Aron Heller
The Associated Press
November 19, 2008 - 8:00pm

A pair of polls published Thursday showed opposition leader Benjamin Netanyahu's hardline Likud party leading Foreign Minister Tzipi Livni's moderate Kadima party in the run-up to Israel's Feb. 10 elections.

The polls also indicated strong support for Netanyahu's hard-line allies. If that support stands through the elections, it would position Netanyahu to put together a hawkish coalition that would likely end peace talks with the Palestinians, at least in their current form.

Netanyahu believes the U.S.-backed talks, which aim to establish an independent Palestinian state alongside Israel, have been a failure and thinks negotiations should largely be limited to developing the Palestinian economy. Livni, who has been Israel's chief negotiator the past year, wants to continue the talks.

Elections were set into motion in September when Prime Minister Ehud Olmert resigned amid corruption charges and his deputy, Livni, was unable to form a coalition government of her own. The vote comes a year and a half ahead of schedule.

Just weeks ago, polls showed Livni and Netanyahu in a tight race. While Livni has been relatively out of sight in recent weeks, Netanyahu has been front and center adding a slew of high-profile new recruits to his party, including a former military chief and retired politicians with reputations for honesty.

A poll published in the Haaretz daily on Thursday showed Likud garnering 34 seats in the 120-seat parliament, up from its current 12, followed by Kadima with 28. Kadima, the ruling party, currently has 29 seats.

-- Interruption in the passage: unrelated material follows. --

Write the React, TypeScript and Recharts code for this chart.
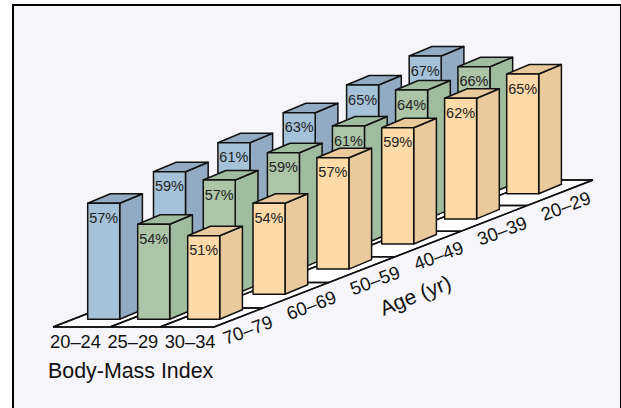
import { ComposedChart, Bar, Area, Scatter, XAxis, YAxis } from 'recharts';

const W = 621;
const H = 408;

const ages = ['70–79', '60–69', '50–59', '40–49', '30–39', '20–29'];
const bmis = ['20–24', '25–29', '30–34'];

// printed percentages, one list per BMI group, oldest age group first
const pct20 = [57, 59, 61, 63, 65, 67];
const pct25 = [54, 57, 59, 61, 64, 66];
const pct30 = [51, 54, 57, 59, 62, 65];
const labels = [pct20, pct25, pct30];

// bar heights (they do not scale cleanly with the labels)
const height20 = [116, 122.5, 126.4, 131.3, 133.9, 137.8];
const height25 = [95, 114.2, 116.4, 118, 128.9, 127.1];
const height30 = [83.6, 90.9, 111.4, 116.3, 120.6, 119.8];
const heights = [height20, height25, height30];

const frontColors = ['#a6c2d8', '#abc5a6', '#fddaa8'];
const sideColors = ['#92aac2', '#a0bc9e', '#eaca9c'];

// oblique projection of the floor, in chart units
const barW = 32;
const colStep = 50;
const rowDx = 64.3;
const rowDy = 25.1;
const rowShift = [0, 1.5, 1.6, 2.6, 1.7, 0]; // rows are not quite evenly spaced in the original
const originX = 103.7;
const originY = H - 319.3;
const depthX = 22.7;
const depthY = 9.5;

const barRows: any[] = [];
for (let row = ages.length - 1; row >= 0; row--) {
  labels.forEach((vals, col) => {
    const base = originY + row * rowDy;
    barRows.push({
      x: originX + col * colStep + row * (rowDx - col * 0.25) + rowShift[row],
      range: [base, base + heights[col][row]],
      pct: vals[row],
      col,
    });
  });
}

const floorFrontY = H - 327;
const floorBackY = H - 180;
const floorL = 53;
const floorR = 214;
const floorShift = 379;
const slope = (floorBackY - floorFrontY) / floorShift;

const floorRows = [
  { x: floorL, band: [floorFrontY, floorFrontY] },
  { x: floorR, band: [floorFrontY, floorFrontY + (floorR - floorL) * slope] },
  { x: floorL + floorShift, band: [floorFrontY + (floorL + floorShift - floorR) * slope, floorBackY] },
  { x: floorR + floorShift, band: [floorBackY, floorBackY] },
];

const seg = (x1: number, y1: number, x2: number, y2: number) => [
  { x: x1, band: [y1, y1] },
  { x: x2, band: [y2, y2] },
];

// lines running along the floor: front edge, depth lines, age separators
const floorLines: any[] = [
  seg(floorL, floorFrontY, floorR, floorFrontY),
  seg(floorR, floorFrontY, floorR + floorShift, floorBackY),
  seg(floorL, floorFrontY, floorL + floorShift, floorBackY),
  seg(floorL + 57, floorFrontY, floorL + 57 + floorShift, floorBackY),
  seg(floorL + 107, floorFrontY, floorL + 107 + floorShift, floorBackY),
];
ages.forEach((_, i) => {
  const dx = 49 + 66 * i;
  const y = floorFrontY + dx * slope;
  floorLines.push(seg(floorL + dx, y, floorR + dx, y));
});

const textRows = [
  ...bmis.map((t, i) => ({ x: 75.5 + i * 57.3, y: H - 348, t, rot: 0, size: 18.3, anchor: 'middle' })),
  ...ages.map((t, i) => ({ x: 250 + i * 63.6, y: H - 336 + i * 24.8, t, rot: -20.5, size: 18.5, anchor: 'middle' })),
  { x: 48, y: H - 378, t: 'Body-Mass Index', rot: 0, size: 21.4, anchor: 'start' },
  { x: 418, y: H - 302, t: 'Age (yr)', rot: -22, size: 21, anchor: 'middle' },
];

const Bar3D = (props: any) => {
  const { x, y, width, height, payload } = props;
  const c = payload.col;
  const left = x + width / 2 - barW / 2;
  const right = left + barW;
  const bottom = y + height;
  const line = { stroke: '#111', strokeWidth: 1.5, strokeLinejoin: 'round' as const };
  return (
    <g>
      <polygon
        points={`${right},${y} ${right + depthX},${y - depthY} ${right + depthX},${bottom - depthY} ${right},${bottom}`}
        fill={sideColors[c]}
        {...line}
      />
      <polygon
        points={`${left},${y} ${left + depthX},${y - depthY} ${right + depthX},${y - depthY} ${right},${y}`}
        fill={sideColors[c]}
        {...line}
      />
      <rect x={left} y={y} width={barW} height={height} fill={frontColors[c]} {...line} />
      <text
        x={left + barW / 2}
        y={y + 19.5}
        textAnchor="middle"
        fontSize={14.5}
        fill="#222"
        fontFamily="Liberation Sans, Arial, sans-serif"
      >
        {payload.pct}%
      </text>
    </g>
  );
};

const PlainText = (props: any) => {
  const { cx, cy, payload } = props;
  return (
    <text
      x={cx}
      y={cy}
      textAnchor={payload.anchor}
      fontSize={payload.size}
      fill="#111"
      fontFamily="Liberation Sans, Arial, sans-serif"
      transform={payload.rot ? `rotate(${payload.rot} ${cx} ${cy})` : undefined}
    >
      {payload.t}
    </text>
  );
};

export default function App() {
  return (
    <div style={{ position: 'absolute', left: 0, top: 0, width: W, height: H, background: '#fff', overflow: 'hidden' }}>
      <div
        style={{
          position: 'absolute',
          left: 12,
          top: 4,
          width: 610,
          height: 412,
          boxSizing: 'border-box',
          border: '2px solid #000',
          background: '#f5f5fa',
        }}
      />
      <div style={{ position: 'absolute', left: 0, top: 0 }}>
        <ComposedChart width={W} height={H} data={barRows} margin={{ top: 0, right: 0, bottom: 0, left: 0 }}>
          <XAxis type="number" dataKey="x" domain={[0, W]} hide allowDataOverflow />
          <YAxis type="number" domain={[0, H]} hide allowDataOverflow />
          <Area
            data={floorRows}
            dataKey="band"
            type="linear"
            fill="#ffffff"
            fillOpacity={1}
            stroke="none"
            dot={false}
            activeDot={false}
            isAnimationActive={false}
          />
          {floorLines.map((d, i) => (
            <Area
              key={i}
              data={d}
              dataKey="band"
              type="linear"
              fill="none"
              stroke="#111"
              strokeWidth={1.5}
              dot={false}
              activeDot={false}
              isAnimationActive={false}
            />
          ))}
          <Scatter data={textRows} dataKey="y" shape={<PlainText />} isAnimationActive={false} />
          <Bar dataKey="range" barSize={32} shape={<Bar3D />} isAnimationActive={false} />
        </ComposedChart>
      </div>
    </div>
  );
}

The poll forecast the once-dominant Labor, headed by Defense Minister Ehud Barak, winning just 10 seats. The poll, conducted by the Dialog agency, surveyed 488 people and had a margin of error of 4.5 percentage points.

A poll in the Yediot Ahronot daily had similar results, forecasting 32 seats for Likud, compared with Kadima's 26. It said Labor would receive just eight seats, making it just the fifth-largest party. The Dahaf Research Institute poll of 500 people had a margin of error of 4.6 percentage points.

A Netanyahu victory would have deep implications for the U.S.-backed peace process.

The Palestinians want all of the West Bank as part of an independent state, with east Jerusalem as their capital. Israel captured both areas in the 1967 war. They also say Palestinians who were made refugees following Israel's establishment in 1948, and their descendants, should be allowed to return to lost properties.

Livni, who has been Israel's chief peace negotiator with the Palestinians over the past year, says Israel must find a settlement to all outstanding issues, including borders, Jerusalem and the refugees.

Netanyahu wants to keep large parts of the West Bank and rejects the return of any refugees or division of Jerusalem. The Palestinians already have said his plan for "economic peace" is unacceptable if it ignores the other core issues of the conflict.

Thursday's polls also showed increased power for other hawkish parties, which would allow Netanyahu to easily form a right-wing coalition government. A victory for Likud would mark a stunning rebound for a party that looked to be on the verge of irrelevance after the 2006 elections.

That status may now belong the once-proud Labor party, which controlled Israeli politics for its first 30 years.

Cabinet Minister Isaac Herzog of Labor said the party should not be written off just yet.

"People are trying to finish us off," he told Israel's Army Radio. "But I am telling you that announcing the death of the Labor party is like announcing the end of the Democratic party in the United States."